Microsoft gave up on trying to cater to the Japanese market sometime back in 2009. I guess they don't see the point in going out of their way to secure 360 exclusives anymore, since the console market in Japan has shrunk and the next generation is just around the corner.
Last_Dancer wrote:Steins;Gate is on PC too, it never was a 360-exclusive game.
Steins;Gate sold more then 300.000 units in Japan across PSP/PS3/PC/360, and only around ~30.000 of those sales where on 360, do you really think any sane japanese Publisher will ever again only go to the worst platform possible in Japan, ignoring their Fans and ignoring their money, and do you really think Microsoft can afford to compensate all the losses made by going 360-only?
Look at Mistwalker, Money from Microsoft, games where a huge failure because of wrong platform, now developing Ios games
Look at Cave, 360-only, now near death, too proud to admit they choose the wrong console, now developing Ios games
Steins;Gate was 360-exlusive for close to a year (and MS-platform exclusive for over 1.5 years). Also, your sales numbers are off. Steins;Gate has managed to sell over 55,000 copies on the 360 alone.
Mistwalker's 360 games were not "huge failures". Blue Dragon is still one of the best-selling 360 games in Japan (not a fan of the game personally though), and Lost Odyssey managed to sell decently on a global scale.
As for Cave, their main issue is serious mismanagement, not platform-exclusivity.
DragonInstall wrote:I always wondered by 360 did so poorly there. Was it mainly because..... "Baka Gaijin invading our console gaming realm, will not support."

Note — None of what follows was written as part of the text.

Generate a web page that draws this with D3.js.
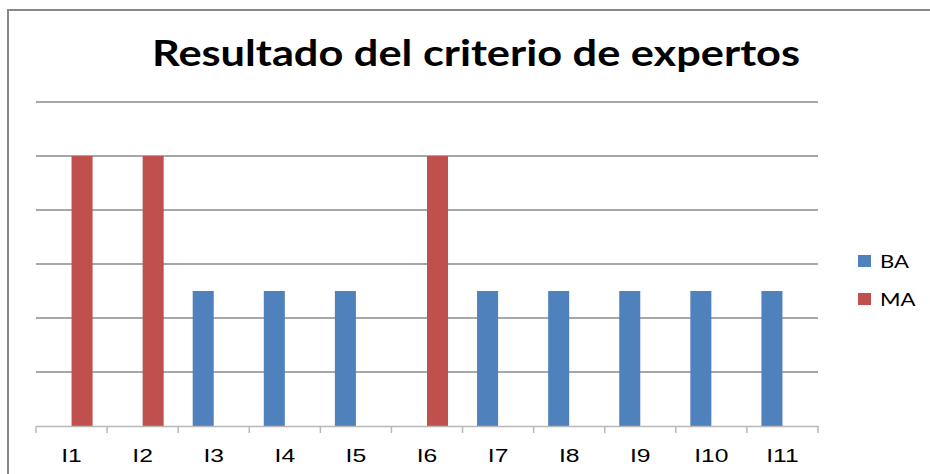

It has more to do with the strong brand-loyalty that Nintendo and Sony have managed to build for themselves over the years. Microsoft being a relative newcomer to that market had to start from nothing and go up against two very well established competitors.
Another major issue is that most of the 360's library is viewed as redundant relative to the PS3's. Most of the 360's exclusives are in niche/unpopular genres, so most Japanese consumers don't see the appeal in owning one. Microsoft tried to remedy this early on by money-hatting exclusive/timed-exclusive JRPGs, but the cost of securing games in a genre not very popular outside of Japan and the shrinking of the Japanese console market caused Microsoft to abandon that strategy after a few years. The strategy did appear to be working in terms of hardware sales, but it seems Microsoft felt that it wasn't worth the cost.
For what it's worth, the 360 has managed to sell 3~4 times better in Japan than the original Xbox did.